§ **Given instruction**
Output the material word for word. Leave each picture out.

▼

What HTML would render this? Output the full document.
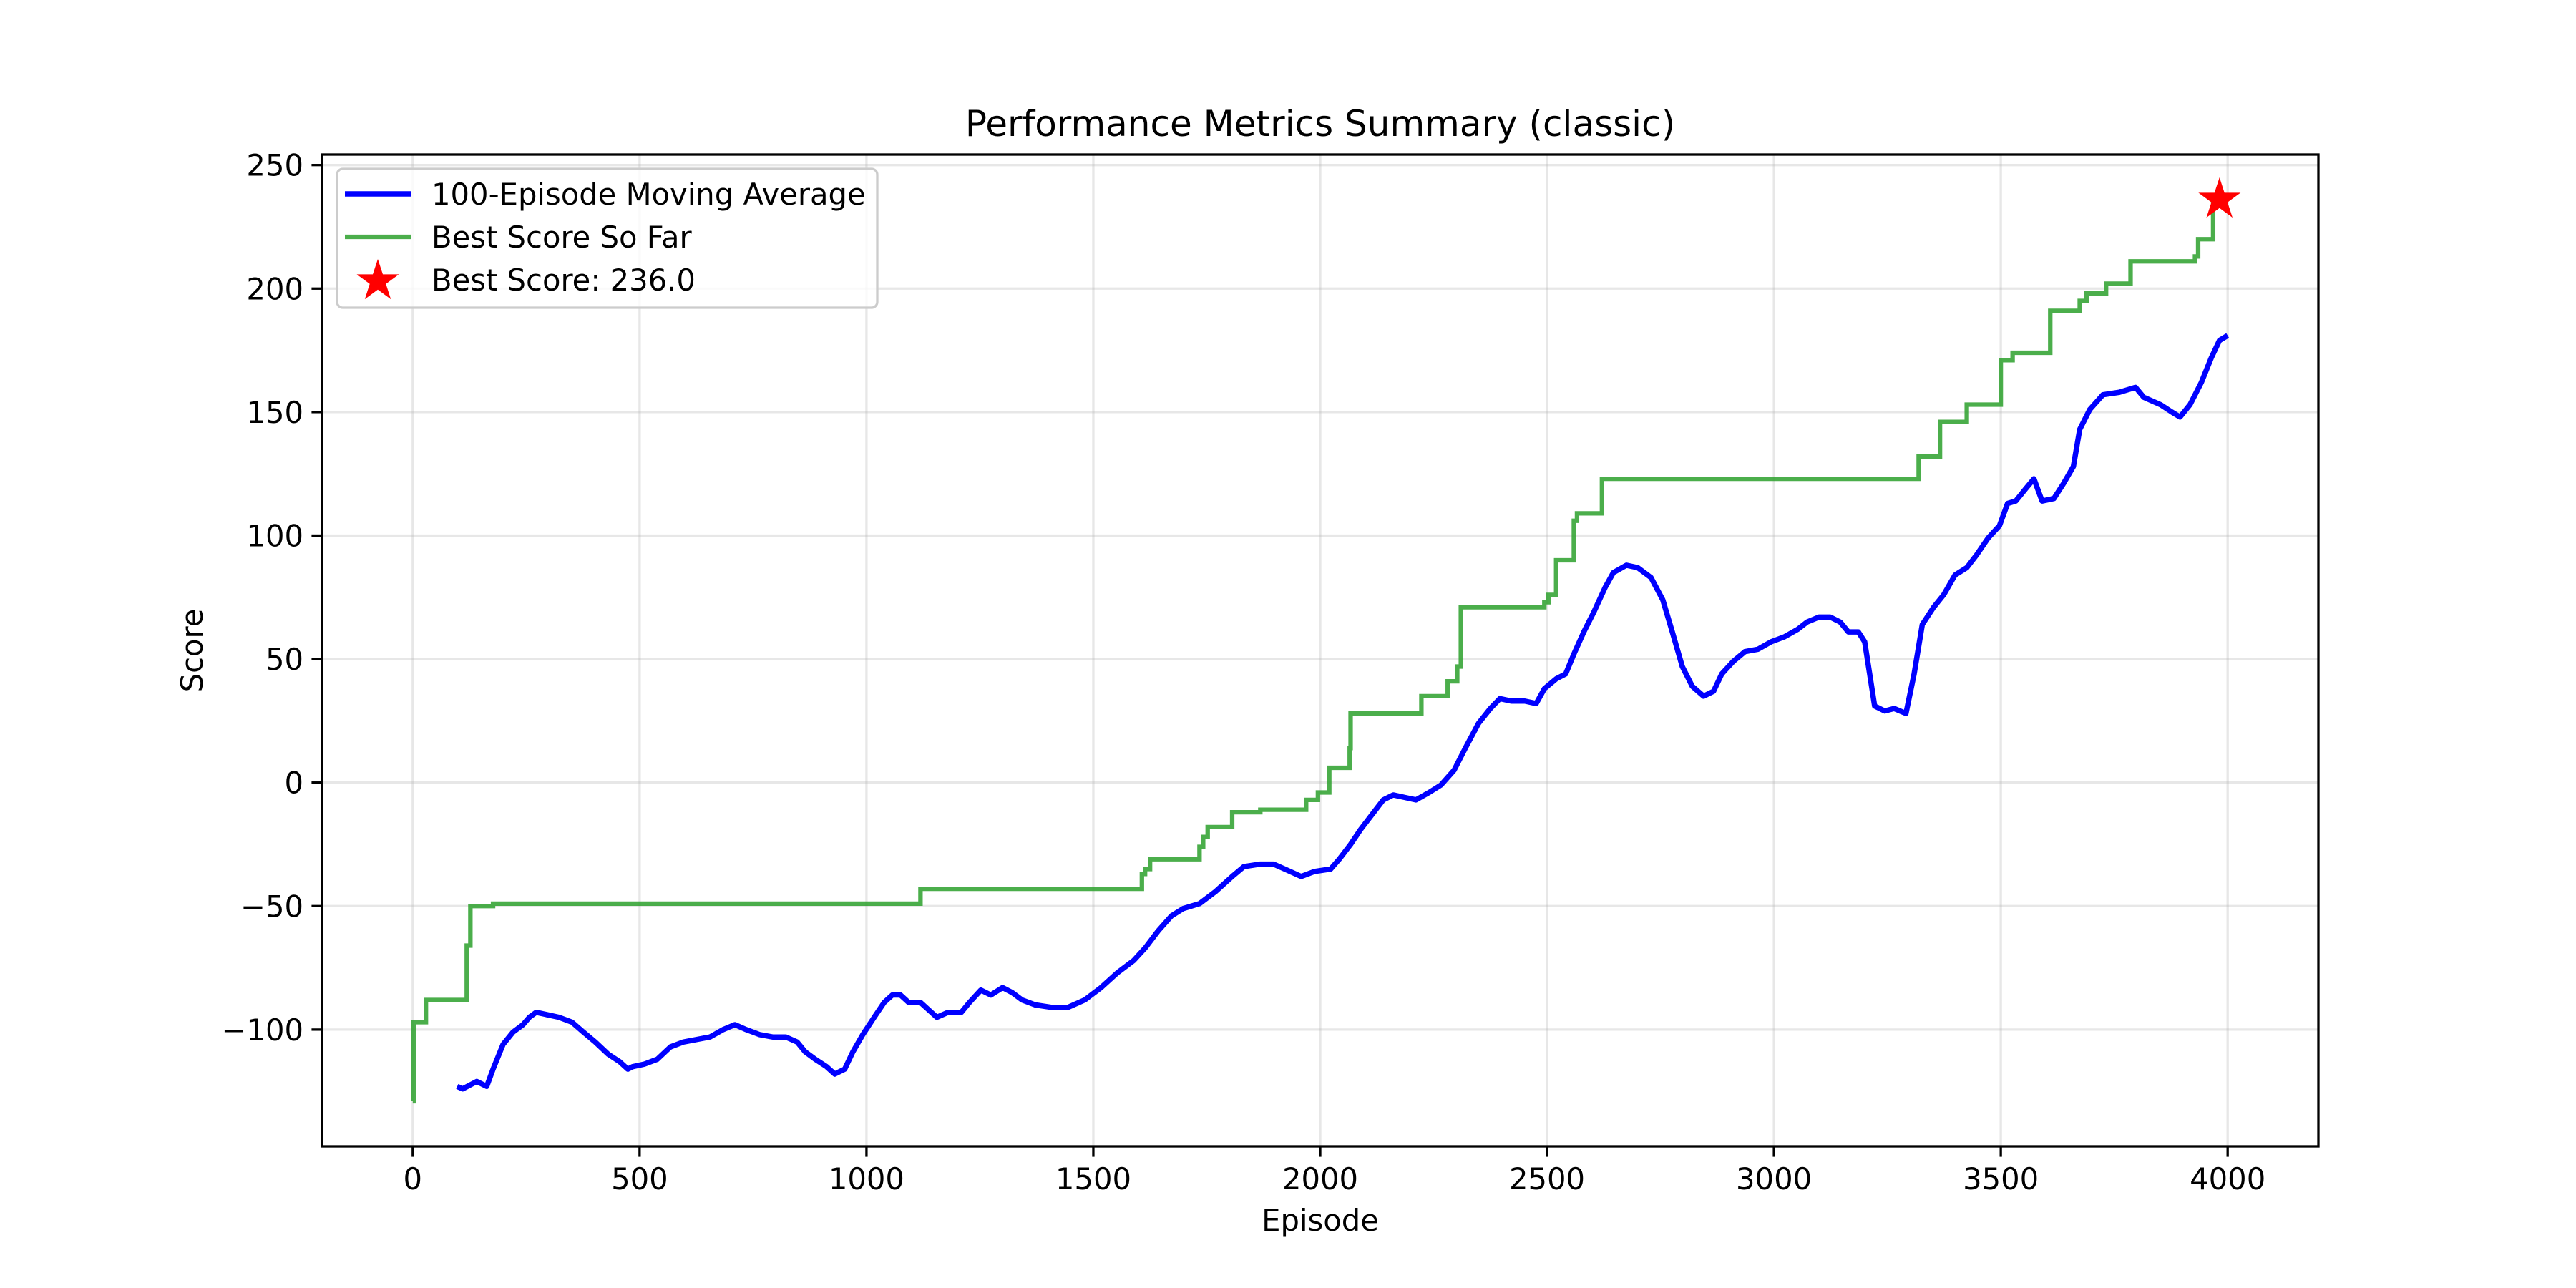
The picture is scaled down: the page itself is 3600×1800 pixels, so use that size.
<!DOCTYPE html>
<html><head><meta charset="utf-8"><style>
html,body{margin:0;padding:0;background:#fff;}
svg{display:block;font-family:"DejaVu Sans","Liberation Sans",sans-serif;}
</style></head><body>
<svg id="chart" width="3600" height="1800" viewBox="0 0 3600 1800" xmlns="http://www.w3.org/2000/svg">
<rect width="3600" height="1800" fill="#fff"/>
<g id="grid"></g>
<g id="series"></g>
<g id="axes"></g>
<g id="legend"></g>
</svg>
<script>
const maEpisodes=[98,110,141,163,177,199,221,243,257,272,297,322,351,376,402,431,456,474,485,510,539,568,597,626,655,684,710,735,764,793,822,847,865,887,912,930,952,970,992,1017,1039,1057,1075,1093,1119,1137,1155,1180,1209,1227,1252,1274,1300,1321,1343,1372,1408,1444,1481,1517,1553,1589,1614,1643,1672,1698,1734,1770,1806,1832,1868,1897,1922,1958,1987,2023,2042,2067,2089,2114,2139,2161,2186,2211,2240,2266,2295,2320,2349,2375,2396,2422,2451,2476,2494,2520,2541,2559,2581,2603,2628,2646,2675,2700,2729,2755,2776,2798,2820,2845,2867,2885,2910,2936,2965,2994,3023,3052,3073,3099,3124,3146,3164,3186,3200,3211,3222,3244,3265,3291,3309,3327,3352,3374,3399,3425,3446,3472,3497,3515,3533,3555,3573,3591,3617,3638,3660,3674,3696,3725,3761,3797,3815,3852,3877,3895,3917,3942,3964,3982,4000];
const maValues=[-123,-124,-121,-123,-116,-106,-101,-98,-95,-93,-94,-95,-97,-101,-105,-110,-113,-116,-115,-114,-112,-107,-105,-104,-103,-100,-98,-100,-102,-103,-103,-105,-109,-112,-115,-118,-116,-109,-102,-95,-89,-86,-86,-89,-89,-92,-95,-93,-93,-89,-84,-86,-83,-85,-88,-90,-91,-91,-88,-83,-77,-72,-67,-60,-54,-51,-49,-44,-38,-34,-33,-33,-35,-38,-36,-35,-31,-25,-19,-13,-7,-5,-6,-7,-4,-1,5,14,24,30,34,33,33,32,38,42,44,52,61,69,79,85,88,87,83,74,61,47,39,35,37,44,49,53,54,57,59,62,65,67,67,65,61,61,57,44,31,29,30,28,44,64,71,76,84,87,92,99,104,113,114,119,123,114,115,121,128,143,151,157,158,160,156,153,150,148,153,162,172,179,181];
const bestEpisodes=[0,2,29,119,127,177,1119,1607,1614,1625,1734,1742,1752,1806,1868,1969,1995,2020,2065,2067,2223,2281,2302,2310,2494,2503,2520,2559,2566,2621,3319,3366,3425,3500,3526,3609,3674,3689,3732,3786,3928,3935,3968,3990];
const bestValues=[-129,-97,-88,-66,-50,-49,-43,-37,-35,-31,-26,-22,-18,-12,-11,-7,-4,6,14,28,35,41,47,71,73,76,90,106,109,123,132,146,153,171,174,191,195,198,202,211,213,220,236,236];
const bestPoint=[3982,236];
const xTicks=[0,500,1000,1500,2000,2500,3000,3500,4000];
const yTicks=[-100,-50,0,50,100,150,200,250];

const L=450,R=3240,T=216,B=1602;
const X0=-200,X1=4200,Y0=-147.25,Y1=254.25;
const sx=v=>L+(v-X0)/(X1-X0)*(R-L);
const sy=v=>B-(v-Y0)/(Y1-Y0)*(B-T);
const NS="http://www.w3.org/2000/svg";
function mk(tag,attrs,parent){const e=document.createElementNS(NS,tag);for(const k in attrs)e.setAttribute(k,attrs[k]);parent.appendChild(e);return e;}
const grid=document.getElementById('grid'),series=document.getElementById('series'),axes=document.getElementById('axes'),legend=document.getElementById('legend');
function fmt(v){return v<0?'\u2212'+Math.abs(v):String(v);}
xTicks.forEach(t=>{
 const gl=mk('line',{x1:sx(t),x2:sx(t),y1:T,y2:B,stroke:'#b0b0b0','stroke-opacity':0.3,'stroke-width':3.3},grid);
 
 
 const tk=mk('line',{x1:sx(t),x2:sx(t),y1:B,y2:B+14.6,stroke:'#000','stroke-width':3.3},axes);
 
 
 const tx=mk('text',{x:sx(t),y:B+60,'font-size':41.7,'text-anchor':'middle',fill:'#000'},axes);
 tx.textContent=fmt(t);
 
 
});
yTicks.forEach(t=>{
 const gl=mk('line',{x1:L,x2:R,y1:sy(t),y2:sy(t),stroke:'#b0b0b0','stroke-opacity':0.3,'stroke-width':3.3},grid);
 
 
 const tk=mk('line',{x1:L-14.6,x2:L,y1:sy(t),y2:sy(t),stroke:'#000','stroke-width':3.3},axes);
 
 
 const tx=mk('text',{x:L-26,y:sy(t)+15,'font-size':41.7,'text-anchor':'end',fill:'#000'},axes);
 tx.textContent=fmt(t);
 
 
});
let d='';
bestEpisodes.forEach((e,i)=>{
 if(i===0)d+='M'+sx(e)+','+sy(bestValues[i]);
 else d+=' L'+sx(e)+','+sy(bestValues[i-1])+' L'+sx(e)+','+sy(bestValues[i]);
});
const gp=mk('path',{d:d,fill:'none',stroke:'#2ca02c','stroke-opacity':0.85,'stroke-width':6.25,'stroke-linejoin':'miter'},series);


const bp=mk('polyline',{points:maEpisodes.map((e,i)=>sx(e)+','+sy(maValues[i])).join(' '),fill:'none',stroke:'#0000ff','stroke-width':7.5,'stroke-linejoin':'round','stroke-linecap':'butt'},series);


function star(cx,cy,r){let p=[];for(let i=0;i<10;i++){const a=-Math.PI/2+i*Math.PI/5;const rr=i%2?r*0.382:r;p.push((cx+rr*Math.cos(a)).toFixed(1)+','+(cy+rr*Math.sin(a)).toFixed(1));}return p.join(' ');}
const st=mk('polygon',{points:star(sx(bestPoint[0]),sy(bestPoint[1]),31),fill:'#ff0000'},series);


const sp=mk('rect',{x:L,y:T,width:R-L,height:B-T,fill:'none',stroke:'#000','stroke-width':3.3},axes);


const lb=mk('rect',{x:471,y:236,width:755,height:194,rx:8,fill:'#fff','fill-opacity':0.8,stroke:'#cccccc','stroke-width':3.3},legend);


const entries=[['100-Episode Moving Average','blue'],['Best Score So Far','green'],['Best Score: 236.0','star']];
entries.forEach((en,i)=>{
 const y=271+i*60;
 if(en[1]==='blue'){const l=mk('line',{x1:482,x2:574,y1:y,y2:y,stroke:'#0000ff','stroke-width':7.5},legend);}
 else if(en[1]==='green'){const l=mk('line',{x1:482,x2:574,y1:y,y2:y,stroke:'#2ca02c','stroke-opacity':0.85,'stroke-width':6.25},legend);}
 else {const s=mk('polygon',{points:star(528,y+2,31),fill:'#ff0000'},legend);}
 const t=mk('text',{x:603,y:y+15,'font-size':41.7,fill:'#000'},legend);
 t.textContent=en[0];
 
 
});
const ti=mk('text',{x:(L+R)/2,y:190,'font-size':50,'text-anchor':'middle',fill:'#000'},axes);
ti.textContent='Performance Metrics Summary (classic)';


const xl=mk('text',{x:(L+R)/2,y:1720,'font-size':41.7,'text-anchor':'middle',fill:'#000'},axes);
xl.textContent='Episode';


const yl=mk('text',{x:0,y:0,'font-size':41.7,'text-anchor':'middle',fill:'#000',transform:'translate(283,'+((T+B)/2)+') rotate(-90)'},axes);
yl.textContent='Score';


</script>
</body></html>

▲

§ **Finished exercise**
What HTML would render this? Output the full document.
The picture is scaled down: the page itself is 3600×1800 pixels, so use that size.
<!DOCTYPE html>
<html><head><meta charset="utf-8"><style>
html,body{margin:0;padding:0;background:#fff;}
svg{display:block;font-family:"DejaVu Sans","Liberation Sans",sans-serif;}
</style></head><body>
<svg id="chart" width="3600" height="1800" viewBox="0 0 3600 1800" xmlns="http://www.w3.org/2000/svg">
<rect width="3600" height="1800" fill="#fff"/>
<g id="grid"></g>
<g id="series"></g>
<g id="axes"></g>
<g id="legend"></g>
</svg>
<script>
const maEpisodes=[98,110,141,163,177,199,221,243,257,272,297,322,351,376,402,431,456,474,485,510,539,568,597,626,655,684,710,735,764,793,822,847,865,887,912,930,952,970,992,1017,1039,1057,1075,1093,1119,1137,1155,1180,1209,1227,1252,1274,1300,1321,1343,1372,1408,1444,1481,1517,1553,1589,1614,1643,1672,1698,1734,1770,1806,1832,1868,1897,1922,1958,1987,2023,2042,2067,2089,2114,2139,2161,2186,2211,2240,2266,2295,2320,2349,2375,2396,2422,2451,2476,2494,2520,2541,2559,2581,2603,2628,2646,2675,2700,2729,2755,2776,2798,2820,2845,2867,2885,2910,2936,2965,2994,3023,3052,3073,3099,3124,3146,3164,3186,3200,3211,3222,3244,3265,3291,3309,3327,3352,3374,3399,3425,3446,3472,3497,3515,3533,3555,3573,3591,3617,3638,3660,3674,3696,3725,3761,3797,3815,3852,3877,3895,3917,3942,3964,3982,4000];
const maValues=[-123,-124,-121,-123,-116,-106,-101,-98,-95,-93,-94,-95,-97,-101,-105,-110,-113,-116,-115,-114,-112,-107,-105,-104,-103,-100,-98,-100,-102,-103,-103,-105,-109,-112,-115,-118,-116,-109,-102,-95,-89,-86,-86,-89,-89,-92,-95,-93,-93,-89,-84,-86,-83,-85,-88,-90,-91,-91,-88,-83,-77,-72,-67,-60,-54,-51,-49,-44,-38,-34,-33,-33,-35,-38,-36,-35,-31,-25,-19,-13,-7,-5,-6,-7,-4,-1,5,14,24,30,34,33,33,32,38,42,44,52,61,69,79,85,88,87,83,74,61,47,39,35,37,44,49,53,54,57,59,62,65,67,67,65,61,61,57,44,31,29,30,28,44,64,71,76,84,87,92,99,104,113,114,119,123,114,115,121,128,143,151,157,158,160,156,153,150,148,153,162,172,179,181];
const bestEpisodes=[0,2,29,119,127,177,1119,1607,1614,1625,1734,1742,1752,1806,1868,1969,1995,2020,2065,2067,2223,2281,2302,2310,2494,2503,2520,2559,2566,2621,3319,3366,3425,3500,3526,3609,3674,3689,3732,3786,3928,3935,3968,3990];
const bestValues=[-129,-97,-88,-66,-50,-49,-43,-37,-35,-31,-26,-22,-18,-12,-11,-7,-4,6,14,28,35,41,47,71,73,76,90,106,109,123,132,146,153,171,174,191,195,198,202,211,213,220,236,236];
const bestPoint=[3982,236];
const xTicks=[0,500,1000,1500,2000,2500,3000,3500,4000];
const yTicks=[-100,-50,0,50,100,150,200,250];

const L=450,R=3240,T=216,B=1602;
const X0=-200,X1=4200,Y0=-147.25,Y1=254.25;
const sx=v=>L+(v-X0)/(X1-X0)*(R-L);
const sy=v=>B-(v-Y0)/(Y1-Y0)*(B-T);
const NS="http://www.w3.org/2000/svg";
function mk(tag,attrs,parent){const e=document.createElementNS(NS,tag);for(const k in attrs)e.setAttribute(k,attrs[k]);parent.appendChild(e);return e;}
const grid=document.getElementById('grid'),series=document.getElementById('series'),axes=document.getElementById('axes'),legend=document.getElementById('legend');
function fmt(v){return v<0?'\u2212'+Math.abs(v):String(v);}
xTicks.forEach(t=>{
 const gl=mk('line',{x1:sx(t),x2:sx(t),y1:T,y2:B,stroke:'#b0b0b0','stroke-opacity':0.3,'stroke-width':3.3},grid);
 
 
 const tk=mk('line',{x1:sx(t),x2:sx(t),y1:B,y2:B+14.6,stroke:'#000','stroke-width':3.3},axes);
 
 
 const tx=mk('text',{x:sx(t),y:B+60,'font-size':41.7,'text-anchor':'middle',fill:'#000'},axes);
 tx.textContent=fmt(t);
 
 
});
yTicks.forEach(t=>{
 const gl=mk('line',{x1:L,x2:R,y1:sy(t),y2:sy(t),stroke:'#b0b0b0','stroke-opacity':0.3,'stroke-width':3.3},grid);
 
 
 const tk=mk('line',{x1:L-14.6,x2:L,y1:sy(t),y2:sy(t),stroke:'#000','stroke-width':3.3},axes);
 
 
 const tx=mk('text',{x:L-26,y:sy(t)+15,'font-size':41.7,'text-anchor':'end',fill:'#000'},axes);
 tx.textContent=fmt(t);
 
 
});
let d='';
bestEpisodes.forEach((e,i)=>{
 if(i===0)d+='M'+sx(e)+','+sy(bestValues[i]);
 else d+=' L'+sx(e)+','+sy(bestValues[i-1])+' L'+sx(e)+','+sy(bestValues[i]);
});
const gp=mk('path',{d:d,fill:'none',stroke:'#2ca02c','stroke-opacity':0.85,'stroke-width':6.25,'stroke-linejoin':'miter'},series);


const bp=mk('polyline',{points:maEpisodes.map((e,i)=>sx(e)+','+sy(maValues[i])).join(' '),fill:'none',stroke:'#0000ff','stroke-width':7.5,'stroke-linejoin':'round','stroke-linecap':'butt'},series);


function star(cx,cy,r){let p=[];for(let i=0;i<10;i++){const a=-Math.PI/2+i*Math.PI/5;const rr=i%2?r*0.382:r;p.push((cx+rr*Math.cos(a)).toFixed(1)+','+(cy+rr*Math.sin(a)).toFixed(1));}return p.join(' ');}
const st=mk('polygon',{points:star(sx(bestPoint[0]),sy(bestPoint[1]),31),fill:'#ff0000'},series);


const sp=mk('rect',{x:L,y:T,width:R-L,height:B-T,fill:'none',stroke:'#000','stroke-width':3.3},axes);


const lb=mk('rect',{x:471,y:236,width:755,height:194,rx:8,fill:'#fff','fill-opacity':0.8,stroke:'#cccccc','stroke-width':3.3},legend);


const entries=[['100-Episode Moving Average','blue'],['Best Score So Far','green'],['Best Score: 236.0','star']];
entries.forEach((en,i)=>{
 const y=271+i*60;
 if(en[1]==='blue'){const l=mk('line',{x1:482,x2:574,y1:y,y2:y,stroke:'#0000ff','stroke-width':7.5},legend);}
 else if(en[1]==='green'){const l=mk('line',{x1:482,x2:574,y1:y,y2:y,stroke:'#2ca02c','stroke-opacity':0.85,'stroke-width':6.25},legend);}
 else {const s=mk('polygon',{points:star(528,y+2,31),fill:'#ff0000'},legend);}
 const t=mk('text',{x:603,y:y+15,'font-size':41.7,fill:'#000'},legend);
 t.textContent=en[0];
 
 
});
const ti=mk('text',{x:(L+R)/2,y:190,'font-size':50,'text-anchor':'middle',fill:'#000'},axes);
ti.textContent='Performance Metrics Summary (classic)';


const xl=mk('text',{x:(L+R)/2,y:1720,'font-size':41.7,'text-anchor':'middle',fill:'#000'},axes);
xl.textContent='Episode';


const yl=mk('text',{x:0,y:0,'font-size':41.7,'text-anchor':'middle',fill:'#000',transform:'translate(283,'+((T+B)/2)+') rotate(-90)'},axes);
yl.textContent='Score';


</script>
</body></html>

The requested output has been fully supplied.